## [WHAT TO DO]
Single out the lines of the material that contain "this" and copy them.

## [GIVEN ENTRIES]
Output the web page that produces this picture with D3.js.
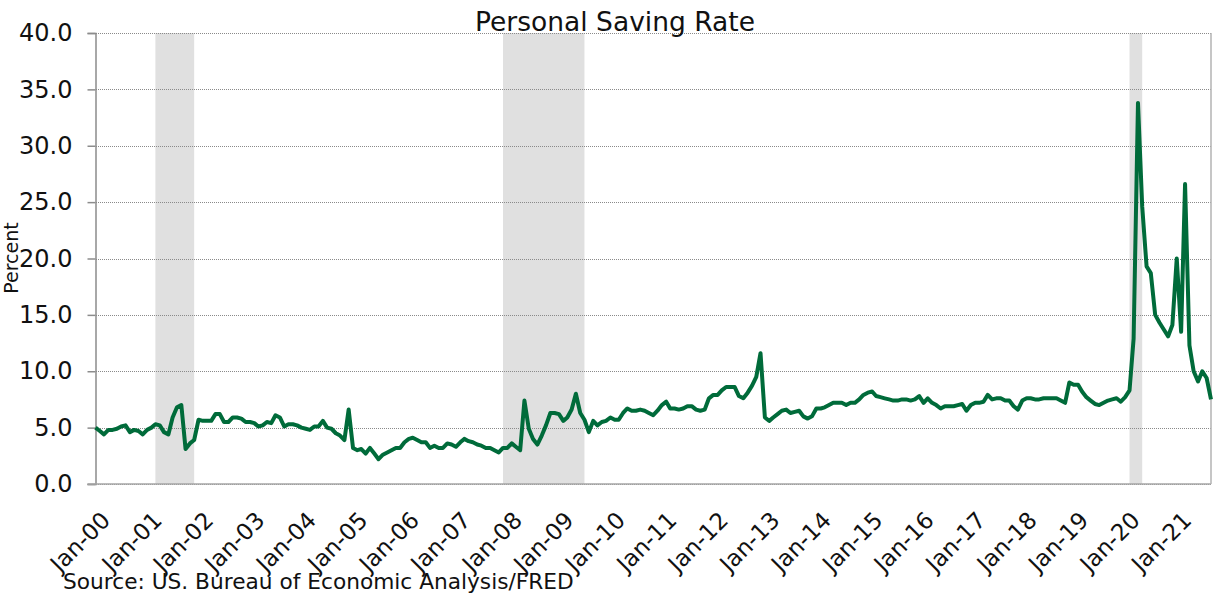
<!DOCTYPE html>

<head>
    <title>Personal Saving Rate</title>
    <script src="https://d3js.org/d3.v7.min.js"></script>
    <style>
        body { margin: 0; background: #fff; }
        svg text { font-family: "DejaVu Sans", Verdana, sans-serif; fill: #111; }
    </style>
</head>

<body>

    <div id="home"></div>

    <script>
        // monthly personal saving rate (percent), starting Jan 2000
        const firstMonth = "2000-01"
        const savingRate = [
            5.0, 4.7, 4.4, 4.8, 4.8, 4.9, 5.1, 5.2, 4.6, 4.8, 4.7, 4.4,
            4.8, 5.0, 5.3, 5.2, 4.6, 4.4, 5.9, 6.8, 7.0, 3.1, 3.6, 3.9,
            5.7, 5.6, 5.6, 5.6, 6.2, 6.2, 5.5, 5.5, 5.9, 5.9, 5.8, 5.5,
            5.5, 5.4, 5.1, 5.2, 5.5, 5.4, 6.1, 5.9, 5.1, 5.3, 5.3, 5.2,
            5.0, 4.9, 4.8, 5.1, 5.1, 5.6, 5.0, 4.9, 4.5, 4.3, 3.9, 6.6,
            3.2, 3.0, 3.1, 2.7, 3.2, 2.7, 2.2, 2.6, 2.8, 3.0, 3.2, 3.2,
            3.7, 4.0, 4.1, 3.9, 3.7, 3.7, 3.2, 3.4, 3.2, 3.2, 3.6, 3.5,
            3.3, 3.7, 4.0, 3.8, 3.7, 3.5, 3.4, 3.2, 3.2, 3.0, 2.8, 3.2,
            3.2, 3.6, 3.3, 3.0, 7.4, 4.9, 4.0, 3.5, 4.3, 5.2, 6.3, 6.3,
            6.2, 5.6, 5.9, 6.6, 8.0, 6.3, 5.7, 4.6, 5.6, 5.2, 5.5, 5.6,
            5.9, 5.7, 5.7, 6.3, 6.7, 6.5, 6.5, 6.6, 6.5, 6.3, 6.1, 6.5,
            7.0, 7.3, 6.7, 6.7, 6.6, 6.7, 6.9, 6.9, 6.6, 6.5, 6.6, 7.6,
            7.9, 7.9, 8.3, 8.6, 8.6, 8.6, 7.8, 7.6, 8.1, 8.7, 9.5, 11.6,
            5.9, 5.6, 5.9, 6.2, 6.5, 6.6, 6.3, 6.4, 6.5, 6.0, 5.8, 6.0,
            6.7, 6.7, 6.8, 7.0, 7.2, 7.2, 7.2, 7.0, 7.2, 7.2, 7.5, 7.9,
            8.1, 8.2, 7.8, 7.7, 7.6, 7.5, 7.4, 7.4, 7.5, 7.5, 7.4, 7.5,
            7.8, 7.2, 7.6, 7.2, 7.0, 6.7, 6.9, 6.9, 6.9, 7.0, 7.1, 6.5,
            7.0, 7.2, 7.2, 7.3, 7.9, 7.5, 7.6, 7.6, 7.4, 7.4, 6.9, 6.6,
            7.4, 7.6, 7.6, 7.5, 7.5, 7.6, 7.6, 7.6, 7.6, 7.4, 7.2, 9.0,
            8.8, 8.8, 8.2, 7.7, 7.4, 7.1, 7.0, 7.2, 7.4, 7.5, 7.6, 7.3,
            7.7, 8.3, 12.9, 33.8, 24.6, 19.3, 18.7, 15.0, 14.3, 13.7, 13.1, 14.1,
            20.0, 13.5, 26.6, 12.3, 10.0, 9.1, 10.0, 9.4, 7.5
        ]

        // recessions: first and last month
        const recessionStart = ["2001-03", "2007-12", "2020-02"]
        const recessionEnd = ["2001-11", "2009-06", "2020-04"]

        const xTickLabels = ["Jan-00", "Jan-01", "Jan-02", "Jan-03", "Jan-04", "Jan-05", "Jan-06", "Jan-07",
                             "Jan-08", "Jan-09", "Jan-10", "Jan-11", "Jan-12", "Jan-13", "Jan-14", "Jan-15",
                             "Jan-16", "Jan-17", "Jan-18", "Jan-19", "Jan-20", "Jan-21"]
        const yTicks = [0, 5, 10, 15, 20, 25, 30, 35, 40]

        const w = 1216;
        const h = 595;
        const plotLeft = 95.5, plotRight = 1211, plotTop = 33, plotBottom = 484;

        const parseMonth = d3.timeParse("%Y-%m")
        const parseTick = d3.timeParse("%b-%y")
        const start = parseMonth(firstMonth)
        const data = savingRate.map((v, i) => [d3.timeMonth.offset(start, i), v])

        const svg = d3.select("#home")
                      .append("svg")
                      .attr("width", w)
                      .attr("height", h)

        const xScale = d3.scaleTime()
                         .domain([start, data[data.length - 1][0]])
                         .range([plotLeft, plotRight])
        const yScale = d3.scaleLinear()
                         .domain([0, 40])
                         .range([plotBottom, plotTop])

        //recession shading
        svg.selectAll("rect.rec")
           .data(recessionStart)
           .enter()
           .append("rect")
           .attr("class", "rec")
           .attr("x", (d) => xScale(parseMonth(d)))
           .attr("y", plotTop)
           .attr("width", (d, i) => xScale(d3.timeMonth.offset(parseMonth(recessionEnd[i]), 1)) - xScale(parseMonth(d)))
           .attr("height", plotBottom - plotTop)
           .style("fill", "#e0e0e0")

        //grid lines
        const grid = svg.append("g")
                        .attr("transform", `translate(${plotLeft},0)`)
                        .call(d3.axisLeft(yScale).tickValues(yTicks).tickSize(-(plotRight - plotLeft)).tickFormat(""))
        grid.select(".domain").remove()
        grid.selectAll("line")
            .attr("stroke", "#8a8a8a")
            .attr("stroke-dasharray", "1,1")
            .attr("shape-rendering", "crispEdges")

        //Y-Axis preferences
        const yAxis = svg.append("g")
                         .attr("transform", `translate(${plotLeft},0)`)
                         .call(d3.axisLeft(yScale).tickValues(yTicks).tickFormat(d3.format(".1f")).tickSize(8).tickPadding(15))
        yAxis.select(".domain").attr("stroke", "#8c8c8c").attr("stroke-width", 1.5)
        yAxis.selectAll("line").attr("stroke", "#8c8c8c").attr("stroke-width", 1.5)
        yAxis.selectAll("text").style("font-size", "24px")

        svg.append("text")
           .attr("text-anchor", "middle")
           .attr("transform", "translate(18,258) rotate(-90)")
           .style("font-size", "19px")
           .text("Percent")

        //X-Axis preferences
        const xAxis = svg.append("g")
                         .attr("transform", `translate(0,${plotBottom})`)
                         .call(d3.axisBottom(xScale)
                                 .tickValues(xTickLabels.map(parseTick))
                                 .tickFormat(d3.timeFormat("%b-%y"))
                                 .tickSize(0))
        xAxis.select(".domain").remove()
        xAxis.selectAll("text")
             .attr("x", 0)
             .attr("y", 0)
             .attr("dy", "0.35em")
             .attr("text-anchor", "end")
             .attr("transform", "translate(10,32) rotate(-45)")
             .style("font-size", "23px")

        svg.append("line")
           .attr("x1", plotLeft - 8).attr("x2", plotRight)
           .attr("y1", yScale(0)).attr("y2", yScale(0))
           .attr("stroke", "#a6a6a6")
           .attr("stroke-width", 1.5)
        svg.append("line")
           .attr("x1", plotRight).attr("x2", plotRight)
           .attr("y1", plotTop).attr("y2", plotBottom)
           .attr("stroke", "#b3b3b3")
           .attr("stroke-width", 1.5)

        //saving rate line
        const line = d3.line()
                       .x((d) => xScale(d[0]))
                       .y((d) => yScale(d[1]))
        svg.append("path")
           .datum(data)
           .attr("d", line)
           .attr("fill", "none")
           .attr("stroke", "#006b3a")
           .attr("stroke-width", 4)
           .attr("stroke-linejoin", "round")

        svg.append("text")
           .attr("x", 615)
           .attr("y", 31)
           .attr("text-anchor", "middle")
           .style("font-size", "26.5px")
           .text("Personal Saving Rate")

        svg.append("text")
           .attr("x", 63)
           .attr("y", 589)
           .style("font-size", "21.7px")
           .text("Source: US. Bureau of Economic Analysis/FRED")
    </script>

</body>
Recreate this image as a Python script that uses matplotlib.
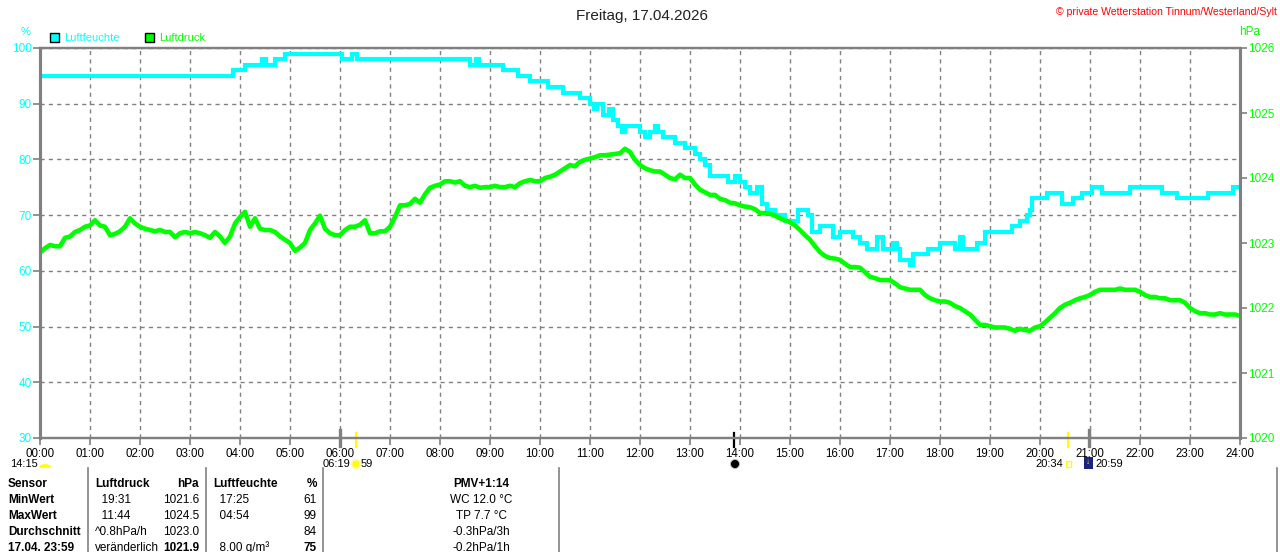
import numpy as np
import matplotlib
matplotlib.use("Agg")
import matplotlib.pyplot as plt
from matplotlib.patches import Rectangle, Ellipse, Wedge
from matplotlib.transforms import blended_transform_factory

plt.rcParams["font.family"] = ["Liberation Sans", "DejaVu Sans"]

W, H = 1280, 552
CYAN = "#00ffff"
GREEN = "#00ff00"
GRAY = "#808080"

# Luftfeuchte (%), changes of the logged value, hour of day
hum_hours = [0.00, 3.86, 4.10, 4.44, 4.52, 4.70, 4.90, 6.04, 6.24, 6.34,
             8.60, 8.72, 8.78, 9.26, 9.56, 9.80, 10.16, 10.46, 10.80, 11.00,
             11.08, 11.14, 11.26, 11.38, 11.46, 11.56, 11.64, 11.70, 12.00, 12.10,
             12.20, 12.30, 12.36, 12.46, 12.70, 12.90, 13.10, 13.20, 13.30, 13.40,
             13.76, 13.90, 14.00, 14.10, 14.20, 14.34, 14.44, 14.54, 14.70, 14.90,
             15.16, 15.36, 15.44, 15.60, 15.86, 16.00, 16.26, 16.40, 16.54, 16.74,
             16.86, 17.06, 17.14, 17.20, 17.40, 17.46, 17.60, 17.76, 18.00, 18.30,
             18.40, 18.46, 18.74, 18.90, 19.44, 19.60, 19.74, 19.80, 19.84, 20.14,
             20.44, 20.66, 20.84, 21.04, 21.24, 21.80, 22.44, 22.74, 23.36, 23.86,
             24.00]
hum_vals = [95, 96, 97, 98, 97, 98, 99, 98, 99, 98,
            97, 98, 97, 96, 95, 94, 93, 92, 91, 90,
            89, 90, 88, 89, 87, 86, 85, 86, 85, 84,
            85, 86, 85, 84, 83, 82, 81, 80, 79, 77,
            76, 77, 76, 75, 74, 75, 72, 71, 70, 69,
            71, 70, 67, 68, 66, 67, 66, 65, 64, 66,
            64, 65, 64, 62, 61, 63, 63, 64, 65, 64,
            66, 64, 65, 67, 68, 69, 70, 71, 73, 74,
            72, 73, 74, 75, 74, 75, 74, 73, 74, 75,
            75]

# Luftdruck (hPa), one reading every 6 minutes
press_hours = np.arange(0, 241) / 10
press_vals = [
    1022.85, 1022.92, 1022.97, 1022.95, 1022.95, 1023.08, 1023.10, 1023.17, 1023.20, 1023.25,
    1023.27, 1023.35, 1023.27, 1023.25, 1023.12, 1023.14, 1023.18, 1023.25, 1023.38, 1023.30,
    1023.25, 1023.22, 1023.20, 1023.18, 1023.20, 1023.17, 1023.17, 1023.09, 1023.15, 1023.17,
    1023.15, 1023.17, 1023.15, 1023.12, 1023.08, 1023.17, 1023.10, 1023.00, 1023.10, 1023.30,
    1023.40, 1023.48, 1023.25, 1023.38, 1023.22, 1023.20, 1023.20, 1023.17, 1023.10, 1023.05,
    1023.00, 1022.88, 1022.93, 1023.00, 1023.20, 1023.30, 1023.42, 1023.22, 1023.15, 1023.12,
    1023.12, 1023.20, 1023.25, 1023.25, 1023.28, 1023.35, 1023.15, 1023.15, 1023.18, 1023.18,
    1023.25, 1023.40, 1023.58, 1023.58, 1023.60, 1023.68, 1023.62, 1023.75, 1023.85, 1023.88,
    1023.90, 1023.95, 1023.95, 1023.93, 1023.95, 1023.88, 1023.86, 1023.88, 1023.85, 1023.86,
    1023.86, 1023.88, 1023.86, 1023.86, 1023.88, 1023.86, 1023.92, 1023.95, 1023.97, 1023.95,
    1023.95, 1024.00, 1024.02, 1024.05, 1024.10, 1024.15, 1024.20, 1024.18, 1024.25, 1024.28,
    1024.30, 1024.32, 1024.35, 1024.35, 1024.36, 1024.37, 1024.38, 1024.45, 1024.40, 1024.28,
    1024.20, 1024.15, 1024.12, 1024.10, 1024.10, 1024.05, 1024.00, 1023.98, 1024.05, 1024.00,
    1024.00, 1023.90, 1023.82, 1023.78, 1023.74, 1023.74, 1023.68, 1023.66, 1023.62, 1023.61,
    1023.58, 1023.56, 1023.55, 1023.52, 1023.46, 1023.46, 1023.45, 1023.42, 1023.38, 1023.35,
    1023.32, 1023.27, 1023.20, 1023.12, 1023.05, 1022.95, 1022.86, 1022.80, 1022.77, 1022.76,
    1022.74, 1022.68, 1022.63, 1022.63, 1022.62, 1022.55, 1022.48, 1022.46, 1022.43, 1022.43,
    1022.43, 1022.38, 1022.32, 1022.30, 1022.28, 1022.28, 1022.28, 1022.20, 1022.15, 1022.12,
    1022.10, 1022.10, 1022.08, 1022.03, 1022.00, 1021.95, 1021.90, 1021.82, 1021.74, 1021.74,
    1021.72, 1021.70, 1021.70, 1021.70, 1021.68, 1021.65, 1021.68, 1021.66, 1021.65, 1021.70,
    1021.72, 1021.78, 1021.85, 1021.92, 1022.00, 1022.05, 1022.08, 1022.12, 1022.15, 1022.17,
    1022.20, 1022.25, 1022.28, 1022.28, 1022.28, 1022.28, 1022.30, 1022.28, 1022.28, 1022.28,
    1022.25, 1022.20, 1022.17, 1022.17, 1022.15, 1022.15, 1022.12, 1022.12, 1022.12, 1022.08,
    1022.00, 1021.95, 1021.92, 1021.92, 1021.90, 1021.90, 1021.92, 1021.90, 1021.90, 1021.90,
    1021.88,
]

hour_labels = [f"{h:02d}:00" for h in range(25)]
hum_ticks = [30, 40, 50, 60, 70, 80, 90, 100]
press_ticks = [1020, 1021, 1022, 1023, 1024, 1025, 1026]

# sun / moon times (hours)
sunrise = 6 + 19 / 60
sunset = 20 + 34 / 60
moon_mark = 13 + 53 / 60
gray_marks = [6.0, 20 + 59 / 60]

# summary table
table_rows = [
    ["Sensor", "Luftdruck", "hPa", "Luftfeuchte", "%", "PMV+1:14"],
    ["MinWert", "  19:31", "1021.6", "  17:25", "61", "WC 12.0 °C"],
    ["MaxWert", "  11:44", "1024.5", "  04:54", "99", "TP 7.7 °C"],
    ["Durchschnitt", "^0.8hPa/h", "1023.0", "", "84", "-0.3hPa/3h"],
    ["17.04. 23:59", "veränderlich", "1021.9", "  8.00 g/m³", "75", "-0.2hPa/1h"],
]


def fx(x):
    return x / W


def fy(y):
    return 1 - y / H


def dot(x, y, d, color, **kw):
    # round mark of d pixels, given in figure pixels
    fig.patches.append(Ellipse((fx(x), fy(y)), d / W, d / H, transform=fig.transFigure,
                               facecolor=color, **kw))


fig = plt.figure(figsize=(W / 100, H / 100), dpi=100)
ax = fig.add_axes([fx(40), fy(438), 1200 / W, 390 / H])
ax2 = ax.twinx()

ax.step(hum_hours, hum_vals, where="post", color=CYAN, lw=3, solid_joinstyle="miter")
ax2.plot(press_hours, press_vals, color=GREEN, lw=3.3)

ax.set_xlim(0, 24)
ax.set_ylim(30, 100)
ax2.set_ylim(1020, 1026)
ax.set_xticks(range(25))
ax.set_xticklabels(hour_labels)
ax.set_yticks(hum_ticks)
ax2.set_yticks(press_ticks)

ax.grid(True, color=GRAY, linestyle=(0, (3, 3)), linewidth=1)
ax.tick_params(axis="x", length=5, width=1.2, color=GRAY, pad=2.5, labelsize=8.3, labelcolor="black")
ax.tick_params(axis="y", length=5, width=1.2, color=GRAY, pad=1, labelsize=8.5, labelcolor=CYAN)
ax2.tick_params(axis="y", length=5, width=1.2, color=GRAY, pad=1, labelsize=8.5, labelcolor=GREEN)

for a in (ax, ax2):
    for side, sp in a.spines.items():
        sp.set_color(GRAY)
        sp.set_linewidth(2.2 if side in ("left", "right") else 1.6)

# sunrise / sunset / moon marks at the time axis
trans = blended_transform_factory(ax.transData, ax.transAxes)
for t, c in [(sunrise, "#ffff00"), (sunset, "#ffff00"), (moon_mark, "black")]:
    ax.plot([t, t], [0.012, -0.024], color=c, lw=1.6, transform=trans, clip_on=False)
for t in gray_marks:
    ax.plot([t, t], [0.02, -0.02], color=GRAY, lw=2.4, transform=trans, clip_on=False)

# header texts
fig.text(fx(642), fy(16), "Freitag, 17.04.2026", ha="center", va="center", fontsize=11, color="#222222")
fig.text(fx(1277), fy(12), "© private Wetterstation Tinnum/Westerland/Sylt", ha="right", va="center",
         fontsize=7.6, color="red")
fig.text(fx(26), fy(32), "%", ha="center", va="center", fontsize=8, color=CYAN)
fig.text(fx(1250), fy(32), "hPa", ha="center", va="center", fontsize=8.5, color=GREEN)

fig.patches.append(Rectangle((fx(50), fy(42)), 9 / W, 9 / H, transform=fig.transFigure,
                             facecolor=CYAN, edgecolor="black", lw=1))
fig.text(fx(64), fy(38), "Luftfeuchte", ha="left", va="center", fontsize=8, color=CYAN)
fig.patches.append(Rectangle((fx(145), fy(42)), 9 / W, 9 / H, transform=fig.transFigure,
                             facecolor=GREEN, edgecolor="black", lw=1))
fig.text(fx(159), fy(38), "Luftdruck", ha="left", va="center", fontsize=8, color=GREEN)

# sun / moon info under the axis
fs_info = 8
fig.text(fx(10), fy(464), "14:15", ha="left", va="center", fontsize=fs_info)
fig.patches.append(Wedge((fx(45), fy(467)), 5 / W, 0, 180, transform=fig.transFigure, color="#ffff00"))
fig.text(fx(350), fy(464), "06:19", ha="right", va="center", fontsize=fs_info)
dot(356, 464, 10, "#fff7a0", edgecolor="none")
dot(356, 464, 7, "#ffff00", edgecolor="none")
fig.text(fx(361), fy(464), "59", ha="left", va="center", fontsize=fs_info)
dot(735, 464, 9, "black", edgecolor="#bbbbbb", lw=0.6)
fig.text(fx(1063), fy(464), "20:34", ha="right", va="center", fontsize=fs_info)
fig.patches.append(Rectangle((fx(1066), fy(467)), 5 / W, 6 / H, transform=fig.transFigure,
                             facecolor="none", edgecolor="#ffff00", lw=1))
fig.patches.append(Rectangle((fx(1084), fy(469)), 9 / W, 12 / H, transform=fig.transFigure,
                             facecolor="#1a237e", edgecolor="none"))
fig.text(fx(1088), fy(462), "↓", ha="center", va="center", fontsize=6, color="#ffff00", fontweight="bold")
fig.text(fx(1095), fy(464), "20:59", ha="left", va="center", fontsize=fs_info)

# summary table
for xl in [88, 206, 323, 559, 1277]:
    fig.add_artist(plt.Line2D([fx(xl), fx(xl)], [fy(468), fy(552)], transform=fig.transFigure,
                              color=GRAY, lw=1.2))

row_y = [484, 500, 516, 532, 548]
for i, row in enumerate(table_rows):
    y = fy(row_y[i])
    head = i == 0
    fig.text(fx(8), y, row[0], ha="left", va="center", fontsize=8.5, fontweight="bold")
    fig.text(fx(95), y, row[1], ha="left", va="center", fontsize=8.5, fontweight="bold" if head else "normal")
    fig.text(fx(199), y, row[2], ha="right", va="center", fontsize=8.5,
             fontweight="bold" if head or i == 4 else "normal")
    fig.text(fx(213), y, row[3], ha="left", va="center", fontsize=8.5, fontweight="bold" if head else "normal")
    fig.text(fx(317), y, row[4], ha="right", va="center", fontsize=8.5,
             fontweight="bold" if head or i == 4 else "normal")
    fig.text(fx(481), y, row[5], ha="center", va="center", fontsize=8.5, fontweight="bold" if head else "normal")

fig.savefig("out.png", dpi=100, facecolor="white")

## [WRITTEN ANSWER]
Output the web page that produces this picture with D3.js.
Recreate this image as a Python script that uses matplotlib.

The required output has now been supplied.